The most noticeable change will be increased oversight of the federal agencies that oversee water and the environment, said Peter Gleick, president emeritus of the Pacific Institute for Studies in Development, Environment, and Security.
“Maybe the best we can hope for is some of the worst retreats from environmental protections will be slowed down,” Gleick said.
Obegi, the Natural Resources Defense Council lawyer, said it’s the bills that likely won’t get a hearing in the next Congress that he’s excited about.
In a House controlled by Democrats, he expects a dead end for Republican bills to preempt the Endangered Species Act or exempt major construction projects from environmental reviews.

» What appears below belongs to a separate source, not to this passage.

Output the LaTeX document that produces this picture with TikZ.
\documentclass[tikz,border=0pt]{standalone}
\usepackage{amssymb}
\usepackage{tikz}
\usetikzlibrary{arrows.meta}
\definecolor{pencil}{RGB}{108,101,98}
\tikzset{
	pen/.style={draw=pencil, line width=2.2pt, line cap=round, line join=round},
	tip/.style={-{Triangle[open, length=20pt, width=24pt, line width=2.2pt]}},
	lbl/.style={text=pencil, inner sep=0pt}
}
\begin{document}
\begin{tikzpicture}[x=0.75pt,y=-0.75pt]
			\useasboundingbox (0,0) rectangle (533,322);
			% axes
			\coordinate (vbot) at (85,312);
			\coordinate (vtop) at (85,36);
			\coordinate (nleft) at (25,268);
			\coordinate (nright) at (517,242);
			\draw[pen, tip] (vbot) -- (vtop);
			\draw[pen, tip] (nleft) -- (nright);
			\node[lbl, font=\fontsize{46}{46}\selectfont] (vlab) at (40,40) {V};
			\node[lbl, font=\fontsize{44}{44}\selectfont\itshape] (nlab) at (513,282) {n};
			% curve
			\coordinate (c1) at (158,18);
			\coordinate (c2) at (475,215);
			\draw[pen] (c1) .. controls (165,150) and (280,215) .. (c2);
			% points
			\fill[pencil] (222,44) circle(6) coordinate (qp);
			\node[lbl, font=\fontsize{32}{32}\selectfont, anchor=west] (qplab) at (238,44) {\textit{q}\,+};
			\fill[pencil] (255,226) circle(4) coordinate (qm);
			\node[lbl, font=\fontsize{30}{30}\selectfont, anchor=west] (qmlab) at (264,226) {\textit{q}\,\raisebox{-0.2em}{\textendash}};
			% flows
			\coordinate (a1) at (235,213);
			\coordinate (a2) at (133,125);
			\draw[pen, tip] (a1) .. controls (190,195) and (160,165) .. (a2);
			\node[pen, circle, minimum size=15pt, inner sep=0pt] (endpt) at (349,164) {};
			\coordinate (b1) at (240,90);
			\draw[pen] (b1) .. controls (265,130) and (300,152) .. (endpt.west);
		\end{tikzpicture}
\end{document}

With Huffman in charge, and Denham and Valadao gone, attention could shift from the needs of the Central Valley. In the past, water policy has united Central Valley politicians across party lines; Rep. Jim Costa (D-Fresno) consistently joins Republican colleagues in backing pro-Valley water legislation. But Denham’s and Valadao’s replacements are Democrats without much experience with local politics or farming.
Yet Amaral, of the Westlands Water District, said hopefully, “Thankfully, water issues in the Central Valley are not partisan issues, and we look forward to working with all the members of the Central Valley delegation to help secure a reliable water supply for the valley.”